> Information provided
## start

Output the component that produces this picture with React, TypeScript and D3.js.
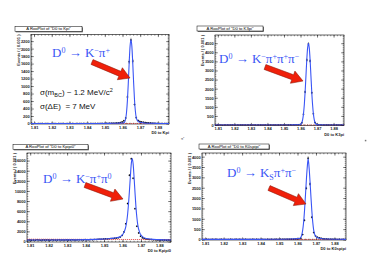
import * as d3 from 'd3';

// bins of 1 MeV between 1.808 and 1.886 GeV
const xDomain: [number, number] = [1.808, 1.886];
const binWidth = 0.001;
const binCenters = d3.range(78).map((i) => 1.8085 + i * binWidth);

// ---- D0 -> K pi
const kpiCounts = [
  14, 10, 12, 9, 13, 11, 15, 10, 12, 13, 9, 11, 14, 12, 10, 13, 11, 12, 15, 10,
  12, 11, 13, 14, 10, 12, 11, 13, 12, 15, 11, 13, 12, 14, 13, 12, 15, 14, 13, 16,
  15, 14, 17, 16, 18, 17, 20, 22, 25, 30, 38, 55, 90, 160, 720, 1660, 2240, 1680,
  520, 170, 95, 70, 55, 45, 38, 32, 28, 24, 20, 18, 16, 15, 14, 13, 12, 13, 12, 11,
];
const kpiFit: [number, number][] = [
  [1.808, 12], [1.83, 13], [1.845, 15], [1.853, 18], [1.857, 22], [1.859, 26],
  [1.8605, 34], [1.861, 60], [1.8615, 140], [1.862, 315], [1.8625, 630],
  [1.863, 1100], [1.8635, 1640], [1.864, 2080], [1.8645, 2250], [1.865, 2080],
  [1.8655, 1640], [1.866, 1110], [1.8665, 650], [1.867, 340], [1.8675, 170],
  [1.868, 100], [1.8685, 72], [1.869, 56], [1.87, 42], [1.872, 28], [1.875, 20],
  [1.88, 15], [1.886, 13],
];
const kpiBkg: [number, number][] = [[1.808, 12], [1.886, 11]];

// ---- D0 -> K 3pi
const k3piCounts = [
  28, 22, 30, 25, 19, 27, 24, 31, 22, 26, 29, 21, 25, 30, 23, 27, 24, 28, 22, 26,
  30, 25, 23, 28, 26, 21, 29, 24, 27, 25, 30, 23, 26, 28, 24, 27, 29, 25, 28, 31,
  27, 30, 29, 33, 31, 35, 34, 38, 36, 40, 45, 60, 150, 620, 1850, 3600, 4490, 3550,
  1800, 640, 160, 65, 45, 38, 33, 30, 28, 27, 25, 26, 24, 27, 23, 25, 26, 22, 24, 25,
];
const k3piFit: [number, number][] = [
  [1.808, 25], [1.84, 27], [1.852, 30], [1.856, 33], [1.8585, 40], [1.8595, 55],
  [1.86, 75], [1.8605, 150], [1.861, 320], [1.8615, 640], [1.862, 1140],
  [1.8625, 1860], [1.863, 2740], [1.8635, 3620], [1.864, 4270], [1.8645, 4510],
  [1.865, 4270], [1.8655, 3620], [1.866, 2740], [1.8665, 1860], [1.867, 1140],
  [1.8675, 640], [1.868, 320], [1.8685, 150], [1.869, 80], [1.8695, 50],
  [1.871, 34], [1.875, 28], [1.886, 25],
];
const k3piBkg: [number, number][] = [[1.808, 24], [1.886, 22]];

// ---- D0 -> K pi pi0
const kpipi0Counts = [
  380, 420, 350, 400, 370, 430, 390, 360, 410, 380, 420, 400, 370, 440, 390, 410,
  380, 430, 400, 420, 390, 440, 410, 380, 450, 420, 400, 440, 460, 430, 410, 470,
  450, 430, 480, 460, 500, 480, 520, 560, 540, 600, 620, 580, 650, 700, 680, 720,
  780, 850, 1000, 1300, 2000, 3600, 7600, 13200, 16450, 12600, 6600, 3100, 1800,
  1150, 820, 680, 580, 540, 500, 470, 450, 430, 410, 420, 390, 400, 380, 370, 390,
  360,
];
const kpipi0Fit: [number, number][] = [
  [1.808, 400], [1.83, 420], [1.84, 470], [1.848, 560], [1.852, 650],
  [1.855, 760], [1.857, 880], [1.8585, 1050], [1.8595, 1350], [1.8605, 1900],
  [1.8615, 3000], [1.862, 4000], [1.8625, 5500], [1.863, 7600], [1.8635, 10200],
  [1.864, 13000], [1.8645, 15500], [1.865, 16500], [1.8655, 15400],
  [1.866, 12800], [1.8665, 9800], [1.867, 7000], [1.8675, 4900], [1.868, 3400],
  [1.869, 1900], [1.87, 1250], [1.871, 920], [1.8725, 700], [1.875, 560],
  [1.879, 470], [1.886, 410],
];
const kpipi0Bkg: [number, number][] = [[1.808, 560], [1.886, 470]];

// ---- D0 -> Ks pi pi
const ksCounts = [
  30, 25, 34, 28, 22, 31, 27, 35, 24, 29, 33, 26, 30, 23, 28, 32, 25, 29, 34, 27,
  31, 24, 29, 33, 26, 30, 28, 35, 25, 31, 29, 27, 33, 30, 26, 32, 29, 34, 28, 31,
  33, 30, 35, 32, 36, 34, 38, 37, 40, 42, 45, 52, 60, 85, 260, 950, 2500, 3950,
  2700, 1100, 360, 190, 135, 105, 82, 65, 52, 46, 40, 37, 34, 33, 31, 30, 32, 29,
  31, 30,
];
const ksFit: [number, number][] = [
  [1.808, 30], [1.84, 32], [1.852, 38], [1.856, 45], [1.8585, 55], [1.86, 65],
  [1.861, 85], [1.8615, 120], [1.862, 230], [1.8625, 450], [1.863, 820],
  [1.8635, 1380], [1.864, 2100], [1.8645, 2850], [1.865, 3500], [1.8655, 3920],
  [1.866, 3500], [1.8665, 2850], [1.867, 2100], [1.8675, 1400], [1.868, 850],
  [1.8685, 480], [1.869, 280], [1.8695, 190], [1.870, 140], [1.871, 95],
  [1.873, 62], [1.876, 45], [1.88, 36], [1.886, 32],
];
const ksBkg: [number, number][] = [[1.808, 30], [1.886, 28]];

const panels = [
  {
    title: 'A RooPlot of "D0 to Kpi"', xTitle: 'D0 to Kpi', yTitle: 'Events / ( 0.001 )',
    counts: kpiCounts, fit: kpiFit, bkg: kpiBkg, yMax: 2390, yStep: 200, yMinor: 5,
    frame: { l: 31, r: 169, t: 34.5, b: 124 }, titleBox: { x: 15, y: 26.5, w: 67, h: 5 },
    arrow: { x1: 92, y1: 62, x2: 130, y2: 78 },
    label: { x: 52, y: 57, size: 13, parts: [['D', ''], ['0', 'sup'], [' \u2192 K', ''], ['\u2212', 'sup'], ['\u03c0', ''], ['+', 'sup']] },
  },
  {
    title: 'A RooPlot of "D0 to K3pi"', xTitle: 'D0 to K3pi', yTitle: 'Events / ( 0.001 )',
    counts: k3piCounts, fit: k3piFit, bkg: k3piBkg, yMax: 4980, yStep: 500, yMinor: 5,
    frame: { l: 215, r: 344, t: 35, b: 125.5 }, titleBox: { x: 197, y: 26, w: 66, h: 5 },
    arrow: { x1: 265, y1: 67, x2: 303, y2: 81 },
    label: { x: 219, y: 63, size: 13, parts: [['D', ''], ['0', 'sup'], [' \u2192 K', ''], ['\u2212', 'sup'], ['\u03c0', ''], ['+', 'sup'], ['\u03c0', ''], ['+', 'sup'], ['\u03c0', ''], ['\u2212', 'sup']] },
  },
  {
    title: 'A RooPlot of "D0 to Kpipi0"', xTitle: 'D0 to Kpipi0', yTitle: 'Events / ( 0.001 )',
    counts: kpipi0Counts, fit: kpipi0Fit, bkg: kpipi0Bkg, yMax: 17600, yStep: 2000, yMinor: 4,
    frame: { l: 27, r: 171, t: 153, b: 242 }, titleBox: { x: 13, y: 144.5, w: 75, h: 5 },
    arrow: { x1: 85, y1: 185, x2: 123, y2: 199 },
    label: { x: 43, y: 183, size: 13, parts: [['D', ''], ['0', 'sup'], [' \u2192 K', ''], ['\u2212', 'sup'], ['\u03c0', ''], ['+', 'sup'], ['\u03c0', ''], ['0', 'sup']] },
  },
  {
    title: 'A RooPlot of "D0 to K0spipi"', xTitle: 'D0 to K0spipi', yTitle: 'Events / ( 0.001 )',
    counts: ksCounts, fit: ksFit, bkg: ksBkg, yMax: 4200, yStep: 500, yMinor: 5,
    frame: { l: 202, r: 346, t: 153, b: 240 }, titleBox: { x: 199, y: 144, w: 70, h: 5 },
    arrow: { x1: 269, y1: 188, x2: 306, y2: 204 },
    label: { x: 227, y: 177, size: 13, parts: [['D', ''], ['0', 'sup'], [' \u2192 K', ''], ['S', 'sub'], ['\u03c0', ''], ['+', 'sup'], ['\u03c0', ''], ['\u2212', 'sup']] },
  },
];

type PanelCfg = (typeof panels)[number];

const blue = '#3a55f5';
const sans = 'Liberation Sans, Arial, sans-serif';
const serif = 'Liberation Serif, Times New Roman, serif';

const Arrow = ({ x1, y1, x2, y2 }: { x1: number; y1: number; x2: number; y2: number }) => {
  const L = Math.hypot(x2 - x1, y2 - y1);
  const ang = (Math.atan2(y2 - y1, x2 - x1) * 180) / Math.PI;
  const hl = 11, hw = 6.5, sw = 2.6;
  const pts = [
    [0, -sw], [L - hl, -sw], [L - hl, -hw], [L, 0], [L - hl, hw], [L - hl, sw], [0, sw],
  ].map((p) => p.join(',')).join(' ');
  return (
    <polygon
      points={pts}
      transform={`translate(${x1},${y1}) rotate(${ang})`}
      fill='#f0200a'
      stroke='#8a1a0a'
      strokeWidth={0.5}
    />
  );
};

const Panel = ({ p, idx }: { p: PanelCfg; idx: number }) => {
  const { l, r, t, b } = p.frame;
  const x = d3.scaleLinear().domain(xDomain).range([l, r]);
  const y = d3.scaleLinear().domain([0, p.yMax]).range([b, t]);
  const line = d3
    .line<[number, number]>()
    .x((d) => x(d[0]))
    .y((d) => y(d[1]))
    .curve(d3.curveMonotoneX);

  const xMajor = d3.range(1.81, 1.8851, 0.01);
  const xMinor = d3.range(1.808, 1.8861, 0.002);
  const yMajor = d3.range(0, p.yMax + 1, p.yStep);
  const yMinor = d3.range(0, p.yMax, p.yStep / p.yMinor);
  const clipId = `clip${idx}`;
  const tb = p.titleBox;

  return (
    <g>
      <defs>
        <clipPath id={clipId}>
          <rect x={l} y={t} width={r - l} height={b - t} />
        </clipPath>
      </defs>
      {/* title box */}
      <rect x={tb.x + 0.8} y={tb.y + 0.8} width={tb.w} height={tb.h} fill='#555' />
      <rect x={tb.x} y={tb.y} width={tb.w} height={tb.h} fill='#fff' stroke='#000' strokeWidth={0.5} />
      <text x={tb.x + tb.w / 2} y={tb.y + tb.h - 1.2} fontSize={4.2} fontFamily={sans} textAnchor='middle'>
        {p.title}
      </text>

      <rect x={l} y={t} width={r - l} height={b - t} fill='#fff' stroke='#000' strokeWidth={0.6} />

      {/* ticks */}
      {xMinor.map((v, i) => (
        <g key={'xm' + i}>
          <line x1={x(v)} x2={x(v)} y1={b} y2={b - 1.3} stroke='#000' strokeWidth={0.4} />
          <line x1={x(v)} x2={x(v)} y1={t} y2={t + 1.3} stroke='#000' strokeWidth={0.4} />
        </g>
      ))}
      {xMajor.map((v, i) => (
        <g key={'xM' + i}>
          <line x1={x(v)} x2={x(v)} y1={b} y2={b - 2.6} stroke='#000' strokeWidth={0.5} />
          <line x1={x(v)} x2={x(v)} y1={t} y2={t + 2.6} stroke='#000' strokeWidth={0.5} />
          <text x={x(v)} y={b + 4.8} fontSize={4} fontFamily={sans} textAnchor='middle' fontWeight='bold' fill='#222'>
            {v.toFixed(2)}
          </text>
        </g>
      ))}
      {yMinor.map((v, i) => (
        <g key={'ym' + i}>
          <line x1={l} x2={l + 1.3} y1={y(v)} y2={y(v)} stroke='#000' strokeWidth={0.4} />
          <line x1={r} x2={r - 1.3} y1={y(v)} y2={y(v)} stroke='#000' strokeWidth={0.4} />
        </g>
      ))}
      {yMajor.map((v, i) => (
        <g key={'yM' + i}>
          <line x1={l} x2={l + 2.8} y1={y(v)} y2={y(v)} stroke='#000' strokeWidth={0.5} />
          <line x1={r} x2={r - 2.8} y1={y(v)} y2={y(v)} stroke='#000' strokeWidth={0.5} />
          <text x={l - 1.2} y={y(v) + 1.4} fontSize={4} fontFamily={sans} textAnchor='end' fontWeight='bold' fill='#222'>
            {v}
          </text>
        </g>
      ))}

      <text x={r} y={b + 10} fontSize={4} fontFamily={sans} textAnchor='end' fontWeight='bold' fill='#222'>
        {p.xTitle}
      </text>
      <text
        transform={`translate(${l - 11},${t}) rotate(-90)`}
        fontSize={4}
        fontFamily={sans}
        textAnchor='end'
        fontWeight='bold'
        fill='#222'
      >
        {p.yTitle}
      </text>

      <g clipPath={`url(#${clipId})`}>
        {/* data points */}
        {p.counts.map((c, i) => {
          const cx = x(binCenters[i]);
          const e = Math.sqrt(c);
          return (
            <g key={'p' + i}>
              <line x1={x(binCenters[i] - binWidth / 2)} x2={x(binCenters[i] + binWidth / 2)} y1={y(c)} y2={y(c)} stroke='#000' strokeWidth={0.4} />
              <line x1={cx} x2={cx} y1={y(c - e) + 0.6} y2={y(c + e) - 0.6} stroke='#000' strokeWidth={0.4} />
              <circle cx={cx} cy={y(c)} r={0.75} fill='#000' />
            </g>
          );
        })}
        <path d={line(p.bkg) || ''} fill='none' stroke='#e02020' strokeWidth={0.7} strokeDasharray='1.2,0.8' />
        <path d={line(p.fit) || ''} fill='none' stroke={blue} strokeWidth={1.1} />
      </g>

      <text x={p.label.x} y={p.label.y} fontSize={p.label.size} fontFamily={serif} fill={blue}>
        {p.label.parts.map((pt, i) => {
          const prev = i > 0 ? p.label.parts[i - 1][1] : '';
          const shiftIn = pt[1] === 'sup' ? -4.5 : pt[1] === 'sub' ? 2.5 : 0;
          const shiftOut = prev === 'sup' ? 4.5 : prev === 'sub' ? -2.5 : 0;
          return (
            <tspan key={i} dy={shiftIn + shiftOut} fontSize={pt[1] ? p.label.size * 0.62 : p.label.size}>
              {pt[0]}
            </tspan>
          );
        })}
      </text>
      <Arrow {...p.arrow} />
    </g>
  );
};

export default function App() {
  return (
    <div style={{ position: 'fixed', left: 0, top: 0 }}>
      <svg width={374} height={280} style={{ display: 'block', background: '#fff' }}>
        {panels.map((p, i) => (
          <Panel key={i} p={p} idx={i} />
        ))}
        <text x={40} y={95} fontSize={8} fontFamily={sans} fill='#111'>
          σ(m<tspan fontSize={5.5} dy={1.8}>BC</tspan>
          <tspan dy={-1.8}>) ~ 1.2 MeV/c</tspan>
          <tspan fontSize={5.5} dy={-3}>2</tspan>
        </text>
        <text x={40} y={109} fontSize={8} fontFamily={sans} fill='#111' style={{ whiteSpace: 'pre' }}>
          {'σ(ΔE)  = 7 MeV'}
        </text>
        <text x={181} y={140} fontSize={4} fontFamily={serif} fill='#444'>
          π⁺
        </text>
        <rect x={365} y={140} width={1.5} height={1.5} fill='none' stroke='#666' strokeWidth={0.3} />
      </svg>
    </div>
  );
}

## end

> Set exercise
Skip the pictures, please, and transcribe only the lines from the beginning of the material through the one that contains "const binCenters = d3.range(78).map((i)".

> Exercise solution
Output the component that produces this picture with React, TypeScript and D3.js.
import * as d3 from 'd3';

// bins of 1 MeV between 1.808 and 1.886 GeV
const xDomain: [number, number] = [1.808, 1.886];
const binWidth = 0.001;
const binCenters = d3.range(78).map((i) => 1.8085 + i * binWidth);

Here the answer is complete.